As H.P. Willmott caustically points out, for most of their ‘defensive’ war, Germany and Japan were not defending their home territory but the territory they had conquered or occupied from other nations. Indeed, their resistance became distinctly less sustained once the fighting moved to their own home territory, albeit still tinged with fanaticism. Even so, only Germany fought throughout its own home territory, while sustained resistance by Japan was limited to its more remote islands, as Japan surrendered before any Allied invasion of its four major home islands.
The first Axis nation to see the point of logic and reason in surrendering from their defeat was Italy, perhaps not surprisingly given its exhaustion from war and that it was the weakest of the three major Axis nations – hence the starting year of 1943 for this entry reflecting Italy’s surrender to the western Allies and its declaration of war against Germany. The actual occupation of Italy by the Allies was thus relatively benevolent on the Allied side, but unfortunately it was limited as Germany succeeded in reinforcing and retaining their occupation of most of Italy. Italy became yet another battlefield between Germany and the western Allies, indeed arguably the hardest fought one due to Italy’s geography as well as the particularly sustained and skillful German defense.
It also became a battlefield for the Italian Civil War, which might be described as yet another civil war within national resistance to German occupation β but primarily as a three-sided contest between communist partisans, the Italian Co-Belligerent Army constituted by the government and forces that had surrendered to the western Allies and now fighting alongside them against Germany, and the German puppet government under Mussolini and his remnant fascist regime of the Italian Social Republic.
Thereafter, Germany’s remaining allies in Europe sought to pull the Italian solution switching sides to declare war against Germany, but were unlucky to be facing Soviet occupation instead – and being unable to avoid it or the pro-Soviet communist regimes it imposed upon them, even Bulgaria which had been prudent enough not to declare war against or participate in the invasion of the Soviet Union.

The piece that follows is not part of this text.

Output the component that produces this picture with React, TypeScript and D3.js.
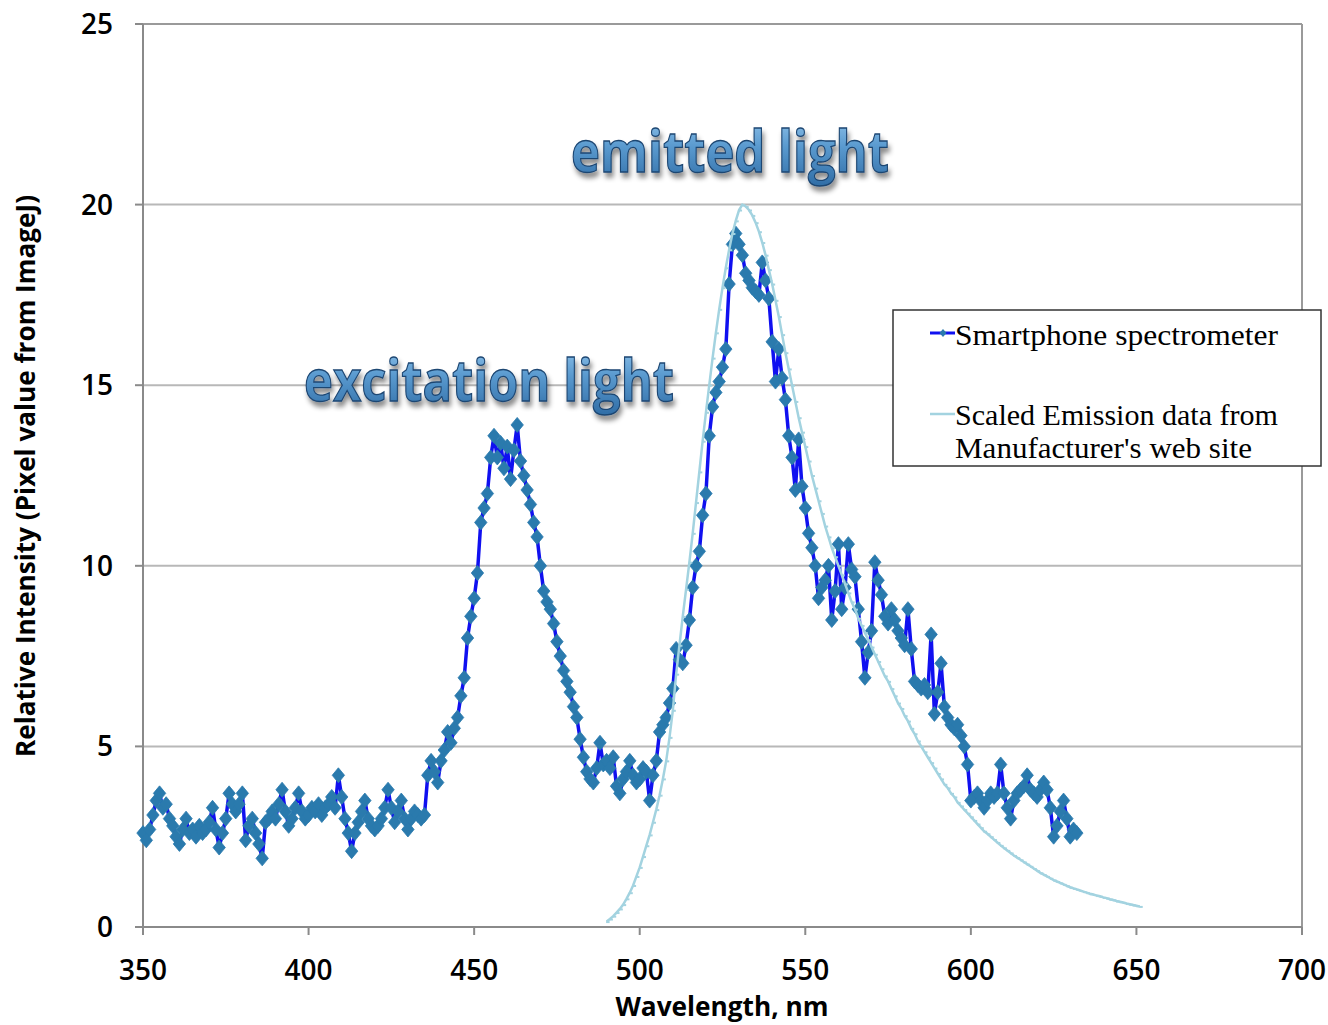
import React from 'react';
import * as d3 from 'd3';

// Smartphone spectrometer readings, one per nm starting at 350 nm
const PHONE_START_NM = 350;
const phoneIntensity: number[] = [
  2.6, 2.4, 2.7, 3.1, 3.5, 3.7, 3.3, 3.4, 3.0, 2.8,
  2.5, 2.3, 2.7, 3.0, 2.6, 2.7, 2.5, 2.8, 2.6, 2.7,
  2.9, 3.3, 2.7, 2.2, 2.6, 3.0, 3.7, 3.4, 3.2, 3.4,
  3.7, 2.4, 2.8, 3.0, 2.6, 2.3, 1.9, 2.9, 3.0, 3.2,
  3.0, 3.4, 3.8, 3.2, 2.8, 3.0, 3.3, 3.7, 3.2, 3.0,
  3.1, 3.3, 3.2, 3.4, 3.1, 3.3, 3.4, 3.6, 3.3, 4.2,
  3.6, 3.0, 2.6, 2.1, 2.6, 2.9, 3.2, 3.5, 3.0, 2.8,
  2.7, 2.8, 3.0, 3.3, 3.8, 3.3, 2.9, 3.2, 3.5, 3.0,
  2.7, 3.0, 3.2, 3.1, 3.0, 3.1, 4.2, 4.6, 4.3, 4.0,
  4.6, 4.9, 5.4, 5.1, 5.5, 5.8, 6.4, 6.9, 8.0, 8.6,
  9.1, 9.8, 11.2, 11.6, 12.0, 13.0, 13.6, 13.0, 13.4, 12.7,
  13.3, 12.4, 13.2, 13.9, 12.9, 12.5, 12.1, 11.7, 11.2, 10.8,
  10.0, 9.3, 9.0, 8.8, 8.4, 7.9, 7.5, 7.1, 6.8, 6.5,
  6.1, 5.8, 5.2, 4.7, 4.3, 4.1, 4.0, 4.4, 5.1, 4.5,
  4.6, 4.4, 4.7, 3.9, 3.7, 4.1, 4.3, 4.6, 4.2, 4.0,
  4.1, 4.4, 4.3, 3.5, 4.2, 4.6, 5.4, 5.6, 5.8, 6.2,
  6.6, 7.7, 7.4, 7.3, 7.8, 8.5, 9.4, 10.0, 10.4, 11.4,
  12.0, 13.6, 14.4, 14.8, 15.1, 15.5, 16.0, 17.8, 18.9, 19.2,
  18.9, 18.6, 18.1, 17.9, 17.7, 17.6, 17.5, 18.4, 17.9, 17.4,
  16.2, 15.1, 16.0, 15.2, 14.6, 13.6, 13.0, 12.1, 13.5, 12.2,
  11.6, 10.9, 10.5, 10.0, 9.1, 9.4, 9.6, 10.0, 8.5, 9.3,
  10.6, 8.8, 9.4, 10.6, 9.9, 9.7, 8.8, 7.9, 6.9, 7.6,
  8.2, 10.1, 9.6, 9.2, 8.6, 8.4, 8.8, 8.5, 8.2, 8.0,
  7.8, 8.8, 7.7, 6.8, 6.7, 6.6, 6.7, 6.5, 8.1, 5.9,
  6.5, 7.3, 6.1, 5.8, 5.6, 5.5, 5.6, 5.3, 5.0, 4.5,
  3.5, 3.6, 3.7, 3.5, 3.3, 3.5, 3.7, 3.6, 3.7, 4.5,
  3.7, 3.3, 3.0, 3.5, 3.7, 3.8, 3.9, 4.2, 3.8, 3.7,
  3.6, 3.8, 4.0, 3.8, 3.3, 2.5, 2.8, 3.2, 3.5, 3.0,
  2.5, 2.7, 2.6,
];

// Scaled manufacturer emission data, one per nm starting at 490 nm
const MFR_START_NM = 490;
const mfrIntensity: number[] = [
  0.15, 0.22, 0.3, 0.4, 0.5, 0.62, 0.78, 0.95, 1.15, 1.4,
  1.65, 1.95, 2.25, 2.55, 2.9, 3.25, 3.65, 4.1, 4.6, 5.25,
  6.0, 7.0, 7.8, 8.6, 9.35, 10.1, 10.9, 11.75, 12.6, 13.45,
  14.25, 15.0, 15.75, 16.45, 17.1, 17.7, 18.25, 18.75, 19.2, 19.55,
  19.85, 20.0, 19.95, 19.85, 19.7, 19.5, 19.25, 18.95, 18.6, 18.2,
  17.8, 17.35, 16.9, 16.4, 15.9, 15.45, 15.0, 14.55, 14.1, 13.7,
  13.3, 12.9, 12.5, 12.15, 11.8, 11.45, 11.1, 10.8, 10.5, 10.25,
  10.0, 9.75, 9.5, 9.25, 9.0, 8.8, 8.55, 8.35, 8.15, 7.95,
  7.75, 7.55, 7.35, 7.15, 6.95, 6.8, 6.6, 6.4, 6.2, 6.05,
  5.85, 5.7, 5.5, 5.35, 5.15, 5.0, 4.85, 4.7, 4.55, 4.4,
  4.25, 4.1, 3.95, 3.85, 3.7, 3.6, 3.45, 3.35, 3.25, 3.15,
  3.05, 2.95, 2.85, 2.75, 2.65, 2.58, 2.5, 2.42, 2.34, 2.26,
  2.19, 2.12, 2.05, 1.98, 1.92, 1.86, 1.8, 1.74, 1.68, 1.62,
  1.56, 1.5, 1.45, 1.4, 1.35, 1.3, 1.26, 1.22, 1.18, 1.14,
  1.1, 1.07, 1.04, 1.01, 0.98, 0.95, 0.92, 0.9, 0.87, 0.85,
  0.82, 0.8, 0.77, 0.75, 0.72, 0.7, 0.68, 0.65, 0.63, 0.61,
  0.59, 0.57,
];

const xTicks = [350, 400, 450, 500, 550, 600, 650, 700];
const yTicks = [0, 5, 10, 15, 20, 25];
const seriesNames = ['Smartphone spectrometer', 'Scaled Emission data from', "Manufacturer's web site"];
const annotations = ['emitted light', 'excitation light'];
const xTitle = 'Wavelength, nm';
const yTitle = 'Relative Intensity (Pixel value from ImageJ)';

const PHONE_LINE = '#1010f0';
const PHONE_MARK = '#2a7aad';
const MFR_LINE = '#a3d3e0';
const TICK_FONT = '"Open Sans", "Noto Sans", sans-serif';

const diamond = 'M0,-7.5L6.2,0L0,7.5L-6.2,0Z';

export default function App() {
  const x = d3.scaleLinear().domain([350, 700]).range([143, 1302]);
  const y = d3.scaleLinear().domain([0, 25]).range([927, 24]);

  const phone: [number, number][] = phoneIntensity.map((v, i) => [PHONE_START_NM + i, v]);
  const mfr: [number, number][] = mfrIntensity.map((v, i) => [MFR_START_NM + i, v]);

  const line = d3
    .line<[number, number]>()
    .x((d) => x(d[0]))
    .y((d) => y(d[1]));

  const [x0, x1] = x.range();
  const [yb, yt] = y.range();

  return (
    <svg
      width={1328}
      height={1025}
      style={{ position: 'absolute', left: 0, top: 0, background: '#fff' }}
    >
      <defs>
        <linearGradient id="annGrad" x1="0" y1="0" x2="0" y2="1">
          <stop offset="0" stopColor="#9ccbef" />
          <stop offset="0.45" stopColor="#5b9bd0" />
          <stop offset="1" stopColor="#2d6aa3" />
        </linearGradient>
        <filter id="annShadow" x="-10%" y="-30%" width="120%" height="170%">
          <feDropShadow dx="2" dy="5" stdDeviation="2.5" floodColor="#000" floodOpacity="0.45" />
        </filter>
      </defs>
      <rect x={0} y={0} width={1328} height={1025} fill="#fff" />

      {/* gridlines */}
      {yTicks.map((t) => (
        <line key={'g' + t} x1={x0} x2={x1} y1={y(t)} y2={y(t)} stroke="#b8b8b8" strokeWidth={2} />
      ))}
      {/* plot frame */}
      <line x1={x1} x2={x1} y1={yt} y2={yb} stroke="#9a9a9a" strokeWidth={2} />
      <line x1={x0} x2={x1} y1={yt} y2={yt} stroke="#9a9a9a" strokeWidth={2} />
      {/* axes */}
      <line x1={x0} x2={x0} y1={yt} y2={yb} stroke="#8a8a8a" strokeWidth={2} />
      <line x1={x0} x2={x1} y1={yb} y2={yb} stroke="#8a8a8a" strokeWidth={2} />
      {yTicks.map((t) => (
        <line key={'yt' + t} x1={x0 - 8} x2={x0} y1={y(t)} y2={y(t)} stroke="#8a8a8a" strokeWidth={2} />
      ))}
      {xTicks.map((t) => (
        <line key={'xt' + t} x1={x(t)} x2={x(t)} y1={yb} y2={yb + 8} stroke="#8a8a8a" strokeWidth={2} />
      ))}

      {/* tick labels */}
      {yTicks.map((t) => (
        <text
          key={'yl' + t}
          x={113}
          y={y(t)}
          dy="0.36em"
          textAnchor="end"
          fontFamily={TICK_FONT}
          fontWeight={600}
          fontSize={28}
          fill="#000"
        >
          {t}
        </text>
      ))}
      {xTicks.map((t) => (
        <text
          key={'xl' + t}
          x={x(t)}
          y={980}
          textAnchor="middle"
          fontFamily={TICK_FONT}
          fontWeight={600}
          fontSize={29}
          textLength={48}
          lengthAdjust="spacingAndGlyphs"
          fill="#000"
        >
          {t}
        </text>
      ))}

      {/* axis titles */}
      <text
        x={722}
        y={1016}
        textAnchor="middle"
        fontFamily={TICK_FONT}
        fontWeight="bold"
        fontSize={26}
        textLength={213}
        lengthAdjust="spacingAndGlyphs"
      >
        {xTitle}
      </text>
      <text
        transform="translate(35,476) rotate(-90)"
        textAnchor="middle"
        fontFamily={TICK_FONT}
        fontWeight="bold"
        fontSize={26}
        textLength={562}
        lengthAdjust="spacingAndGlyphs"
      >
        {yTitle}
      </text>

      {/* smartphone series */}
      <path d={line(phone) || ''} fill="none" stroke={PHONE_LINE} strokeWidth={3.5} />
      {phone.map((d, i) => (
        <path
          key={'pm' + i}
          d={diamond}
          transform={`translate(${x(d[0])},${y(d[1])})`}
          fill={PHONE_MARK}
          stroke={PHONE_MARK}
          strokeWidth={0.8}
        />
      ))}

      {/* manufacturer series */}
      <path d={line(mfr) || ''} fill="none" stroke={MFR_LINE} strokeWidth={2.5} />
      {mfr.map((d, i) => (
        <rect
          key={'mm' + i}
          x={x(d[0]) - 0.5}
          y={y(d[1]) - 0.5}
          width={3.5}
          height={2}
          fill={MFR_LINE}
        />
      ))}

      {/* annotations */}
      <g filter="url(#annShadow)">
        <text
          x={730}
          y={172}
          textAnchor="middle"
          fontFamily={TICK_FONT}
          fontWeight="bold"
          fontSize={58}
          textLength={318}
          lengthAdjust="spacingAndGlyphs"
          fill="url(#annGrad)"
          stroke="#1d4672"
          strokeWidth={1.3}
        >
          {annotations[0]}
        </text>
        <text
          x={489}
          y={401}
          textAnchor="middle"
          fontFamily={TICK_FONT}
          fontWeight="bold"
          fontSize={58}
          textLength={370}
          lengthAdjust="spacingAndGlyphs"
          fill="url(#annGrad)"
          stroke="#1d4672"
          strokeWidth={1.3}
        >
          {annotations[1]}
        </text>
      </g>

      {/* legend */}
      <rect x={893} y={310} width={428} height={156} fill="#fff" stroke="#333" strokeWidth={1.5} />
      <line x1={930} x2={955} y1={333} y2={333} stroke={PHONE_LINE} strokeWidth={3} />
      <path d="M0,-4L3.5,0L0,4L-3.5,0Z" transform="translate(943,333)" fill={PHONE_MARK} />
      <line x1={930} x2={955} y1={414} y2={414} stroke={MFR_LINE} strokeWidth={2.5} />
      {seriesNames.map((s, i) => {
        const ys = [345, 425, 458];
        const lens = [323, 323, 297];
        return (
          <text
            key={'lg' + i}
            x={955}
            y={ys[i]}
            fontFamily='"Liberation Serif", "DejaVu Serif", serif'
            fontSize={29}
            textLength={lens[i]}
            lengthAdjust="spacingAndGlyphs"
            fill="#000"
          >
            {s}
          </text>
        );
      })}
    </svg>
  );
}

The only exception to the rule of Soviet occupation was Finland, which through a number of factors was able to substitute neutrality instead of occupation. Hungary was an exception in another direction – with Germany occupying it before it could switch sides from alliance with Germany β although it still ended up under Soviet occupation with a pro-Soviet communist regime after the Soviets defeated German forces in Hungary.

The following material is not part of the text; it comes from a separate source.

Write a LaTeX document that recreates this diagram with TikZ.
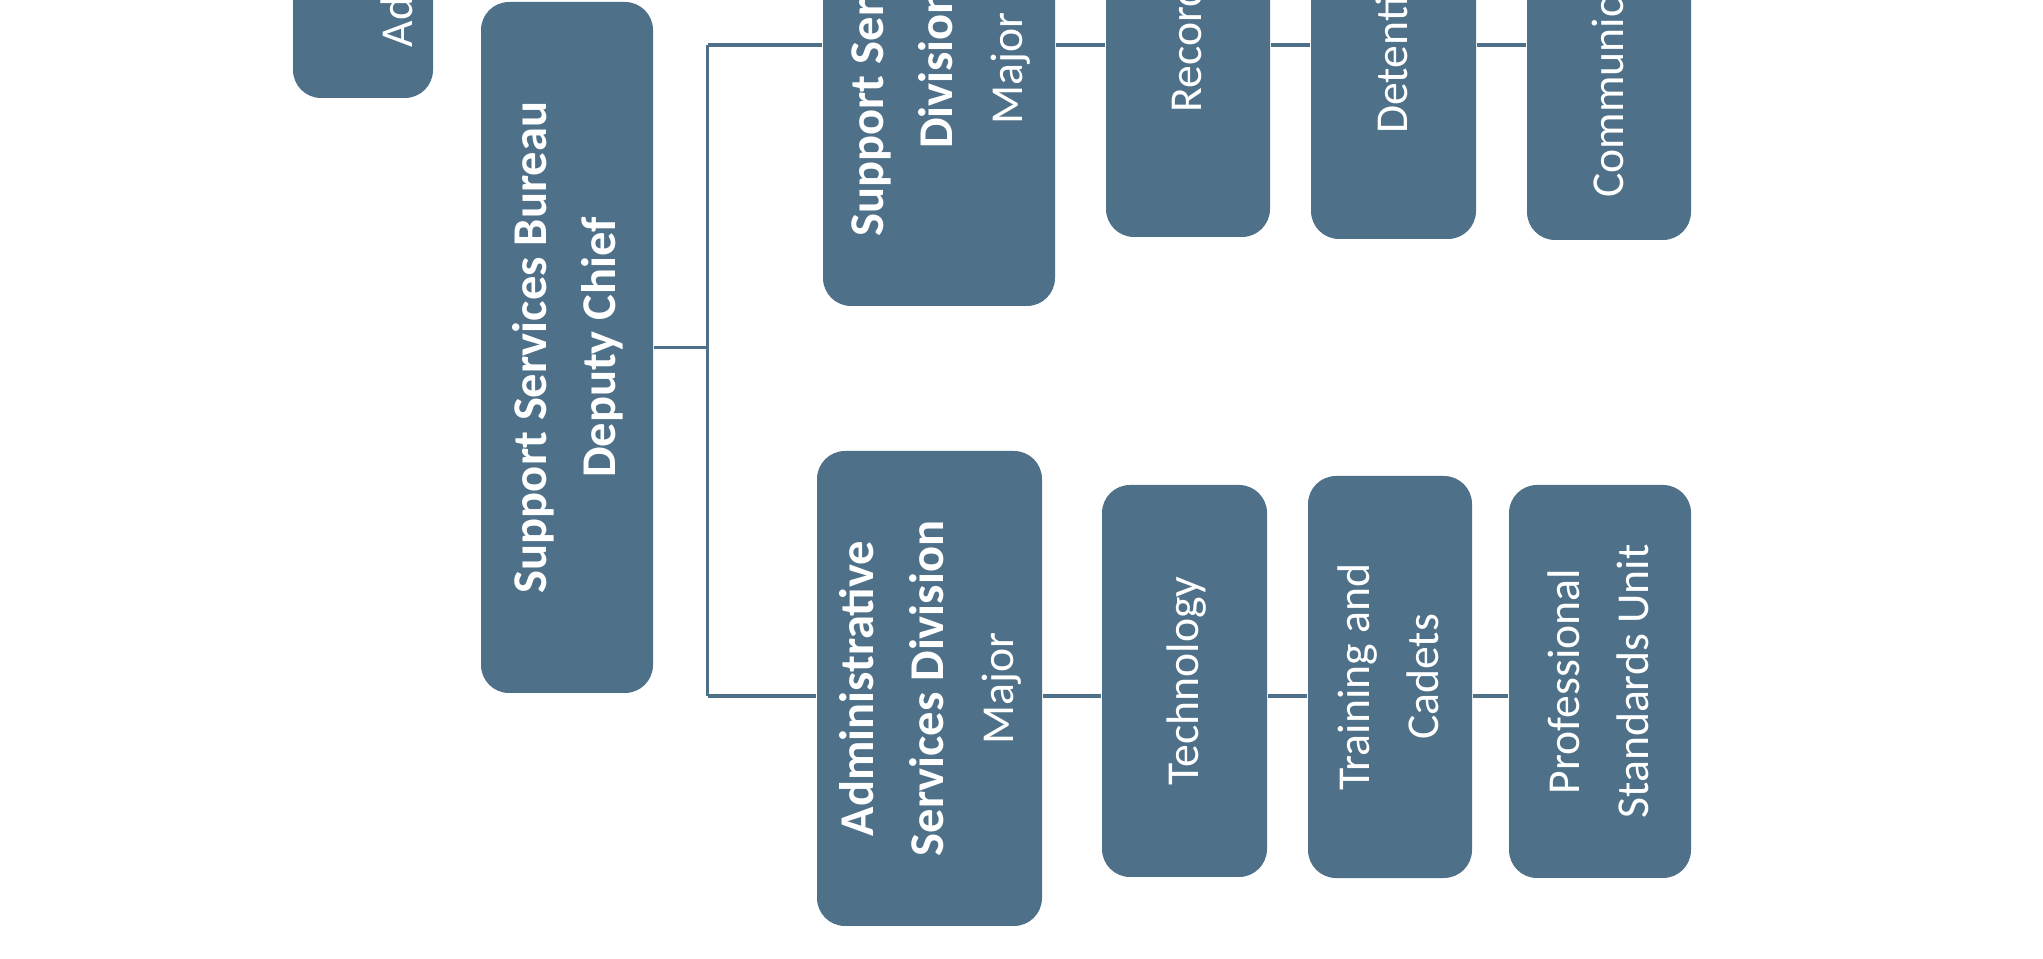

It remained only for Germany and Japan to be occupied after their respective surrenders.
Germany was famously unluckier to end up divided in occupation, ultimately between West Germany from the three western allied occupation zones (British, American and French) and East Germany with its pro-Soviet communist regime from the Soviet occupation zone, albeit with the weird island of West Berlin within it (from Berlin being divided into similar occupation zones as Germany). That division persisted as two armed camps in a potential (and terrifying) Cold War battlefield until the end of the Cold War – indeed, the reunification of Germany is usually taken as one of the markers of that end (and hence the end date of 1990 for this entry)
Interestingly, Austria and Vienna had been divided into similar occupation zones as Germany and Berlin, but Austria was fortunate enough to be reunited without occupying forces in 1955 on promise of neutrality in perpetuity.
The occupation of Japan was effectively an all-American affair, albeit with some participation by British or Commonwealth forces – and with the exception of the Soviet occupation of the remote northern Kuril Islands and Sakhalin Island Japan had taken from Russia in the Russo-Japanese War.
Through a combination of factors, the western Allied occupation of Germany and Japan turned out to be largely benevolent, particularly as textbook examples of reconstruction or ‘nation-building’ on the lines of democratic models and economic miracles. Or rather, what might be characterized as textbook examples but for their lack of replication that borders on unique, if not actually unique.
In part that might be from the lack of any sustained insurgency after surrender, although not from lack of planning on part of their former regimes for insanely self-destructive levels of resistance to invasion or occupation. Notoriously, there was the Nero Decree by Hitler, ordering the destruction of German economic infrastructure on a scorched earth scale, but which was subverted by disobedience on the part of those ordered to carry it out, notably Albert Speer. Also notoriously, there were the Japanese plans to resist Allied invasion of the home islands, essentially as kamikaze attacks and banzai charges on a national scale, by both civilian and military forces, which were averted by the Japanese surrender. Once both nations had surrendered, they seemed to default to national stereotypes or traditions of political obedience.
The occupation of Japan is particularly noteworthy for the good judgement of General Douglas MacArthur as de facto shogun of the American occupation government – arguably ranking higher than any of his achievements on the battlefield, in either the Second World War or Korean War.